The Role of Industry Classification in Market Intelligence and Strategy
Executive Summary
Market intelligence is foundational to corporate strategy, M&A, sales targeting, and competitive positioning. Organisations depend on understanding which industries their competitors, partners, and targets operate in - and how those industries are structured and evolving.
Industry classification underpins this analysis. It enables organisations to define markets, identify peers, map competitive landscapes, and segment business opportunities.
However, classification is often overlooked as a strategic input. In many environments, classification data is incomplete, inconsistent, or outdated - reducing the reliability of strategic analysis and limiting visibility into market dynamics.
The opportunity lies in recognising industry classification as a strategic asset and ensuring it remains aligned with actual business activity.
By feeding ANZSIC through Real-Time Industry Classification (RTIC), organisations can ensure their market intelligence is built on accurate, current, and consistent industry data - supporting sharper insight and better strategic outcomes.

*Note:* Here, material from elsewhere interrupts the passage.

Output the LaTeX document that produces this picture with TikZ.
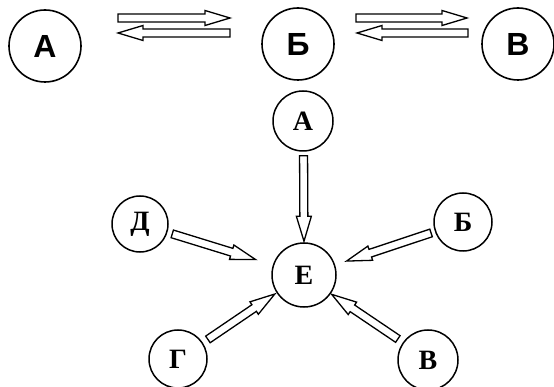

1. Why Industry Classification Matters for Strategy
Industry classification provides the structural lens through which markets are understood.
It enables:
- Market definition and sizing
- Competitive peer identification
- Target identification and segmentation
- Portfolio and exposure analysis
2. Strategic Applications of Industry Data
2.1 Market Definition
Industry classification allows organisations to define addressable markets, identify sector boundaries, and track market evolution over time.
2.2 Competitive Analysis
Understanding competitive dynamics requires clarity on which entities operate in comparable activities. Classification enables peer identification and competitive mapping.
2.3 Sales and Marketing Targeting
Industry classification supports list building, segmentation, and prioritisation. It enables organisations to focus on relevant sectors and identify high-value opportunities.
2.4 M&A and Investment Analysis
Classification helps screen acquisition targets, assess strategic fit, and evaluate sector exposure within a portfolio.
3. The Challenge: Classification as a Strategic Blind Spot
Despite its importance, classification is often treated as a low-priority attribute, assigned once at data entry, and not systematically maintained.
This creates a gap between the accuracy required for strategic analysis and the quality of available data.
4. Consequences of Poor Classification
4.1 Inaccurate Market Views
Market sizing and trend analysis become unreliable.
4.2 Missed Opportunities
Targets may be misclassified, overlooked, or excluded from analysis.
4.3 Incorrect Peer Comparisons
Benchmarking is distorted when entities are grouped incorrectly.
4.4 Poor Investment Decisions
Exposure is misrepresented, risks are underestimated, and strategic fit is misjudged.
5. The Root Cause: Static and Fragmented Classification
The issue is not the ANZSIC framework, but how it is applied. In many environments, classification is based on incomplete descriptions, not validated against real activity, and not updated over time.
6. Strengthening ANZSIC Through RTIC
RTIC acts as a continuous input into ANZSIC classification. It derives industry assignment from observable activity, aligns classification with real-world business behaviour, and updates as businesses evolve.
7. How RTIC Supports Market Intelligence
RTIC-fed ANZSIC enables:
- Accurate identification of entities by industry
- Reliable segmentation and list building
- Consistent benchmarking and peer identification
- Better quality M&A and investment analysis
8. Practical Applications
8.1 Market Mapping
Define and size sectors accurately
8.2 Target Screening
Identify entities within relevant industries
8.3 Competitive Benchmarking
Ensure peer comparisons are valid
8.4 Strategic Planning
Support portfolio and investment decisions
9. Outcomes
Summary
Industry classification is a strategic asset that underpins market intelligence.
By ensuring ANZSIC reflects real-world activity through RTIC inputs, organisations can improve market visibility, strengthen competitive analysis, and make more informed strategic decisions.